**Source excerpt**
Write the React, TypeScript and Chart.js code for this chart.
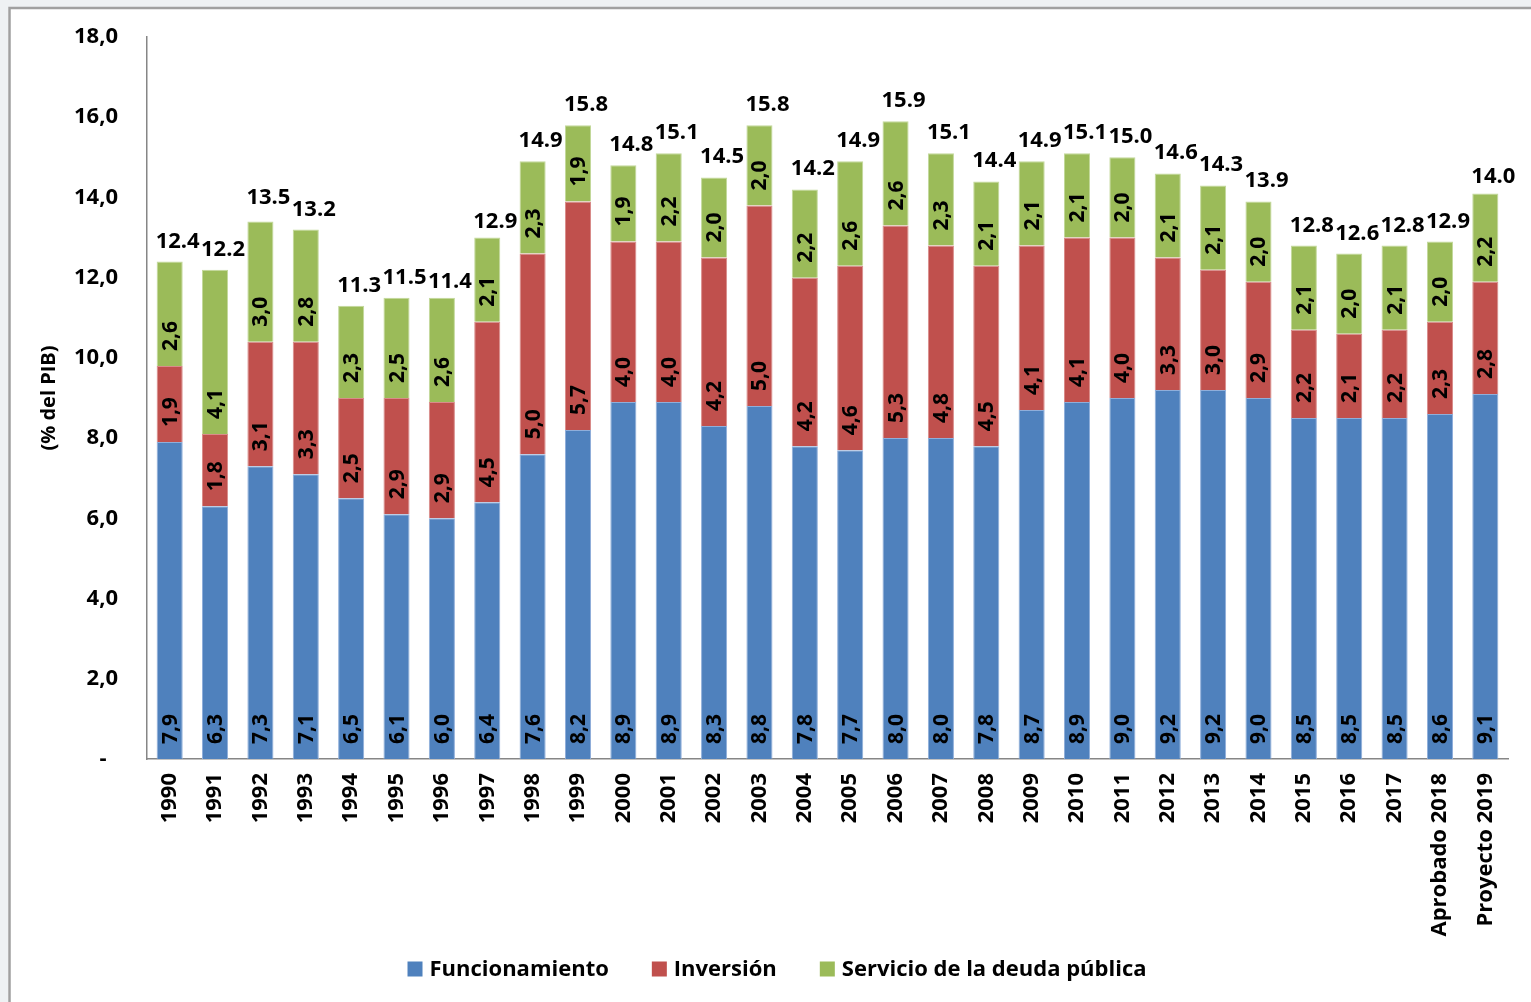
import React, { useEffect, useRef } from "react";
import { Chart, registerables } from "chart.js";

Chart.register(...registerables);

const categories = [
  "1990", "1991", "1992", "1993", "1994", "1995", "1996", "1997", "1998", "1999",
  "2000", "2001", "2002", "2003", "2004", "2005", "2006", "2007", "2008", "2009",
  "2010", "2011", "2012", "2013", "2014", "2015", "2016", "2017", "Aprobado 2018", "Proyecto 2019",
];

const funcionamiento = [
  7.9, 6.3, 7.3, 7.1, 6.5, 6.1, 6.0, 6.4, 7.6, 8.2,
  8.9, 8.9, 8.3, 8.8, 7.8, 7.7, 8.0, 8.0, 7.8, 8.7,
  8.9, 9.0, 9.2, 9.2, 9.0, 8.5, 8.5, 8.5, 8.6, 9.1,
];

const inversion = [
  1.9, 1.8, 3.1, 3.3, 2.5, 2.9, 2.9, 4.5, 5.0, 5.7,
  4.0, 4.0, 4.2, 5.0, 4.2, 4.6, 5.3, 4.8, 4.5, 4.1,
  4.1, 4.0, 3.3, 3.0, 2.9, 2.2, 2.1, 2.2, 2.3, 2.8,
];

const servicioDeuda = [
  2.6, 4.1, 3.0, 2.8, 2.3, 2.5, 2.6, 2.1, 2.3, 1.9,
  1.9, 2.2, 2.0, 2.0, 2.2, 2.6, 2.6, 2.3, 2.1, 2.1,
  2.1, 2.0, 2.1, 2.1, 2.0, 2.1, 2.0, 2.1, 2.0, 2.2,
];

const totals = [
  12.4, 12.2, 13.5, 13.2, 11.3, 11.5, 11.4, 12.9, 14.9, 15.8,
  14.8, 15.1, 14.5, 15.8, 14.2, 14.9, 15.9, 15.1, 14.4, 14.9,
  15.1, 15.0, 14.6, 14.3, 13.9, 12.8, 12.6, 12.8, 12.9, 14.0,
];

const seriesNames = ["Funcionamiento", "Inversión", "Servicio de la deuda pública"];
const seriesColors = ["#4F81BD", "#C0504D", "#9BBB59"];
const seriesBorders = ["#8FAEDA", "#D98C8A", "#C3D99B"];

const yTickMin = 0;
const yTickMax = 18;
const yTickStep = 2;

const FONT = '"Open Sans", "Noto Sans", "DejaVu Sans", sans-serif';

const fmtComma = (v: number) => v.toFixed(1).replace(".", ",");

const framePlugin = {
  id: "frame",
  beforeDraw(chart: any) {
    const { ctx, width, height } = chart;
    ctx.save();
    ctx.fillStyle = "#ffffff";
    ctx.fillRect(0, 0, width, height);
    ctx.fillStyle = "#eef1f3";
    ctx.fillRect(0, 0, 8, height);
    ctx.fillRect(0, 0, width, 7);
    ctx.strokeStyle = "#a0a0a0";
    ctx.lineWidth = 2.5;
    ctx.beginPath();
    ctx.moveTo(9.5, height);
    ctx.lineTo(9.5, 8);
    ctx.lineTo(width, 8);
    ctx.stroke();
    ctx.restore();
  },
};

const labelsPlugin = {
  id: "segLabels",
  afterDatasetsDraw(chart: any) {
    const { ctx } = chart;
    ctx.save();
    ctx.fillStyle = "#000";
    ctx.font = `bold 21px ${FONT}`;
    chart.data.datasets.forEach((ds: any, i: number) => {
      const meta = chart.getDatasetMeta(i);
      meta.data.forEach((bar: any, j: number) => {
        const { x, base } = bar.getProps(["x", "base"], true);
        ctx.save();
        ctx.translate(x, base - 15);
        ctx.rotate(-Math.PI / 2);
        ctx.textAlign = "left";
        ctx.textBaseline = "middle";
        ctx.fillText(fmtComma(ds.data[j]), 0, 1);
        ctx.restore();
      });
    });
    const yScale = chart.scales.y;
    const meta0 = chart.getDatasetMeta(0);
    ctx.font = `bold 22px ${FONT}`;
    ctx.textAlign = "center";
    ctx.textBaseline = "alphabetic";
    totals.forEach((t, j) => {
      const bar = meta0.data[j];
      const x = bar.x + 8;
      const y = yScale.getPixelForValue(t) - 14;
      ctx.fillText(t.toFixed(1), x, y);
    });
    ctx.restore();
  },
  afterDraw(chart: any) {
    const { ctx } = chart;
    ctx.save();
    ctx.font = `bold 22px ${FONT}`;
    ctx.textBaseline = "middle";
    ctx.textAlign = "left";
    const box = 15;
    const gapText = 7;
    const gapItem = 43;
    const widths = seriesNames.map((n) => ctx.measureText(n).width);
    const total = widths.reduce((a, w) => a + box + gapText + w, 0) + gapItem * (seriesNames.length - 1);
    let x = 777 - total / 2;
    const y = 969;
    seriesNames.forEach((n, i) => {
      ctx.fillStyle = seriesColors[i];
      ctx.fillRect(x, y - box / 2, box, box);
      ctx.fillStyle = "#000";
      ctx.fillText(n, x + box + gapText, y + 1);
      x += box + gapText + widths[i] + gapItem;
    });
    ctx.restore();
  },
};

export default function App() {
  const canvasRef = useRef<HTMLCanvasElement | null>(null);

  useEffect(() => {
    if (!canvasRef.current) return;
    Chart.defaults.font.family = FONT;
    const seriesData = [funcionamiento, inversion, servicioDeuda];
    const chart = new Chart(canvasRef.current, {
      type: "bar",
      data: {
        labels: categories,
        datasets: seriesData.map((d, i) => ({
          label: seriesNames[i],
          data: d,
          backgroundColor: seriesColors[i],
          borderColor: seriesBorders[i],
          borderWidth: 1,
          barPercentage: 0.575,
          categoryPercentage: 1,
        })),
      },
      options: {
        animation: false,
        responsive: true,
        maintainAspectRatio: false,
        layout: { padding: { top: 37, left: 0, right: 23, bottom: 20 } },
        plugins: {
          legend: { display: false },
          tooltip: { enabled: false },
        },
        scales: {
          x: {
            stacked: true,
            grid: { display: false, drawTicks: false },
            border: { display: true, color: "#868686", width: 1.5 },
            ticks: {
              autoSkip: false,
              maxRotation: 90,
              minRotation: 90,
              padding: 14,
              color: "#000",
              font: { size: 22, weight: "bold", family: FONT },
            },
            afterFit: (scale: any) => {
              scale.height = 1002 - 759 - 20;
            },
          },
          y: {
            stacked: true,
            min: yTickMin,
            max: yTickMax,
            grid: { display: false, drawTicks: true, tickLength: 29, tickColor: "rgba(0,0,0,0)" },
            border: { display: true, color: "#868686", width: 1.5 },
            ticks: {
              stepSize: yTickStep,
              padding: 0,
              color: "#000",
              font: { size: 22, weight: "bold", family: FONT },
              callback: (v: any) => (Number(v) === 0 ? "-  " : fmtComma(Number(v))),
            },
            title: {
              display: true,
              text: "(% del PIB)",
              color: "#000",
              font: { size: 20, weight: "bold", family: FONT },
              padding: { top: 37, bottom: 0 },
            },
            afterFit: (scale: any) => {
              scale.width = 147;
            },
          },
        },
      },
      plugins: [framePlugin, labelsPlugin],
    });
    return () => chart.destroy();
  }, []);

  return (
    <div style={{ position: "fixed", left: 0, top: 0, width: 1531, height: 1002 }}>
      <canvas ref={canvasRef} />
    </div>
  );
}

**Your objective**
Copy the listing word for word, excluding its pictures.

**Final answer**
Write the React, TypeScript and Chart.js code for this chart.
import React, { useEffect, useRef } from "react";
import { Chart, registerables } from "chart.js";

Chart.register(...registerables);

const categories = [
  "1990", "1991", "1992", "1993", "1994", "1995", "1996", "1997", "1998", "1999",
  "2000", "2001", "2002", "2003", "2004", "2005", "2006", "2007", "2008", "2009",
  "2010", "2011", "2012", "2013", "2014", "2015", "2016", "2017", "Aprobado 2018", "Proyecto 2019",
];

const funcionamiento = [
  7.9, 6.3, 7.3, 7.1, 6.5, 6.1, 6.0, 6.4, 7.6, 8.2,
  8.9, 8.9, 8.3, 8.8, 7.8, 7.7, 8.0, 8.0, 7.8, 8.7,
  8.9, 9.0, 9.2, 9.2, 9.0, 8.5, 8.5, 8.5, 8.6, 9.1,
];

const inversion = [
  1.9, 1.8, 3.1, 3.3, 2.5, 2.9, 2.9, 4.5, 5.0, 5.7,
  4.0, 4.0, 4.2, 5.0, 4.2, 4.6, 5.3, 4.8, 4.5, 4.1,
  4.1, 4.0, 3.3, 3.0, 2.9, 2.2, 2.1, 2.2, 2.3, 2.8,
];

const servicioDeuda = [
  2.6, 4.1, 3.0, 2.8, 2.3, 2.5, 2.6, 2.1, 2.3, 1.9,
  1.9, 2.2, 2.0, 2.0, 2.2, 2.6, 2.6, 2.3, 2.1, 2.1,
  2.1, 2.0, 2.1, 2.1, 2.0, 2.1, 2.0, 2.1, 2.0, 2.2,
];

const totals = [
  12.4, 12.2, 13.5, 13.2, 11.3, 11.5, 11.4, 12.9, 14.9, 15.8,
  14.8, 15.1, 14.5, 15.8, 14.2, 14.9, 15.9, 15.1, 14.4, 14.9,
  15.1, 15.0, 14.6, 14.3, 13.9, 12.8, 12.6, 12.8, 12.9, 14.0,
];

const seriesNames = ["Funcionamiento", "Inversión", "Servicio de la deuda pública"];
const seriesColors = ["#4F81BD", "#C0504D", "#9BBB59"];
const seriesBorders = ["#8FAEDA", "#D98C8A", "#C3D99B"];

const yTickMin = 0;
const yTickMax = 18;
const yTickStep = 2;

const FONT = '"Open Sans", "Noto Sans", "DejaVu Sans", sans-serif';

const fmtComma = (v: number) => v.toFixed(1).replace(".", ",");

const framePlugin = {
  id: "frame",
  beforeDraw(chart: any) {
    const { ctx, width, height } = chart;
    ctx.save();
    ctx.fillStyle = "#ffffff";
    ctx.fillRect(0, 0, width, height);
    ctx.fillStyle = "#eef1f3";
    ctx.fillRect(0, 0, 8, height);
    ctx.fillRect(0, 0, width, 7);
    ctx.strokeStyle = "#a0a0a0";
    ctx.lineWidth = 2.5;
    ctx.beginPath();
    ctx.moveTo(9.5, height);
    ctx.lineTo(9.5, 8);
    ctx.lineTo(width, 8);
    ctx.stroke();
    ctx.restore();
  },
};

const labelsPlugin = {
  id: "segLabels",
  afterDatasetsDraw(chart: any) {
    const { ctx } = chart;
    ctx.save();
    ctx.fillStyle = "#000";
    ctx.font = `bold 21px ${FONT}`;
    chart.data.datasets.forEach((ds: any, i: number) => {
      const meta = chart.getDatasetMeta(i);
      meta.data.forEach((bar: any, j: number) => {
        const { x, base } = bar.getProps(["x", "base"], true);
        ctx.save();
        ctx.translate(x, base - 15);
        ctx.rotate(-Math.PI / 2);
        ctx.textAlign = "left";
        ctx.textBaseline = "middle";
        ctx.fillText(fmtComma(ds.data[j]), 0, 1);
        ctx.restore();
      });
    });
    const yScale = chart.scales.y;
    const meta0 = chart.getDatasetMeta(0);
    ctx.font = `bold 22px ${FONT}`;
    ctx.textAlign = "center";
    ctx.textBaseline = "alphabetic";
    totals.forEach((t, j) => {
      const bar = meta0.data[j];
      const x = bar.x + 8;
      const y = yScale.getPixelForValue(t) - 14;
      ctx.fillText(t.toFixed(1), x, y);
    });
    ctx.restore();
  },
  afterDraw(chart: any) {
    const { ctx } = chart;
    ctx.save();
    ctx.font = `bold 22px ${FONT}`;
    ctx.textBaseline = "middle";
    ctx.textAlign = "left";
    const box = 15;
    const gapText = 7;
    const gapItem = 43;
    const widths = seriesNames.map((n) => ctx.measureText(n).width);
    const total = widths.reduce((a, w) => a + box + gapText + w, 0) + gapItem * (seriesNames.length - 1);
    let x = 777 - total / 2;
    const y = 969;
    seriesNames.forEach((n, i) => {
      ctx.fillStyle = seriesColors[i];
      ctx.fillRect(x, y - box / 2, box, box);
      ctx.fillStyle = "#000";
      ctx.fillText(n, x + box + gapText, y + 1);
      x += box + gapText + widths[i] + gapItem;
    });
    ctx.restore();
  },
};

export default function App() {
  const canvasRef = useRef<HTMLCanvasElement | null>(null);

  useEffect(() => {
    if (!canvasRef.current) return;
    Chart.defaults.font.family = FONT;
    const seriesData = [funcionamiento, inversion, servicioDeuda];
    const chart = new Chart(canvasRef.current, {
      type: "bar",
      data: {
        labels: categories,
        datasets: seriesData.map((d, i) => ({
          label: seriesNames[i],
          data: d,
          backgroundColor: seriesColors[i],
          borderColor: seriesBorders[i],
          borderWidth: 1,
          barPercentage: 0.575,
          categoryPercentage: 1,
        })),
      },
      options: {
        animation: false,
        responsive: true,
        maintainAspectRatio: false,
        layout: { padding: { top: 37, left: 0, right: 23, bottom: 20 } },
        plugins: {
          legend: { display: false },
          tooltip: { enabled: false },
        },
        scales: {
          x: {
            stacked: true,
            grid: { display: false, drawTicks: false },
            border: { display: true, color: "#868686", width: 1.5 },
            ticks: {
              autoSkip: false,
              maxRotation: 90,
              minRotation: 90,
              padding: 14,
              color: "#000",
              font: { size: 22, weight: "bold", family: FONT },
            },
            afterFit: (scale: any) => {
              scale.height = 1002 - 759 - 20;
            },
          },
          y: {
            stacked: true,
            min: yTickMin,
            max: yTickMax,
            grid: { display: false, drawTicks: true, tickLength: 29, tickColor: "rgba(0,0,0,0)" },
            border: { display: true, color: "#868686", width: 1.5 },
            ticks: {
              stepSize: yTickStep,
              padding: 0,
              color: "#000",
              font: { size: 22, weight: "bold", family: FONT },
              callback: (v: any) => (Number(v) === 0 ? "-  " : fmtComma(Number(v))),
            },
            title: {
              display: true,
              text: "(% del PIB)",
              color: "#000",
              font: { size: 20, weight: "bold", family: FONT },
              padding: { top: 37, bottom: 0 },
            },
            afterFit: (scale: any) => {
              scale.width = 147;
            },
          },
        },
      },
      plugins: [framePlugin, labelsPlugin],
    });
    return () => chart.destroy();
  }, []);

  return (
    <div style={{ position: "fixed", left: 0, top: 0, width: 1531, height: 1002 }}>
      <canvas ref={canvasRef} />
    </div>
  );
}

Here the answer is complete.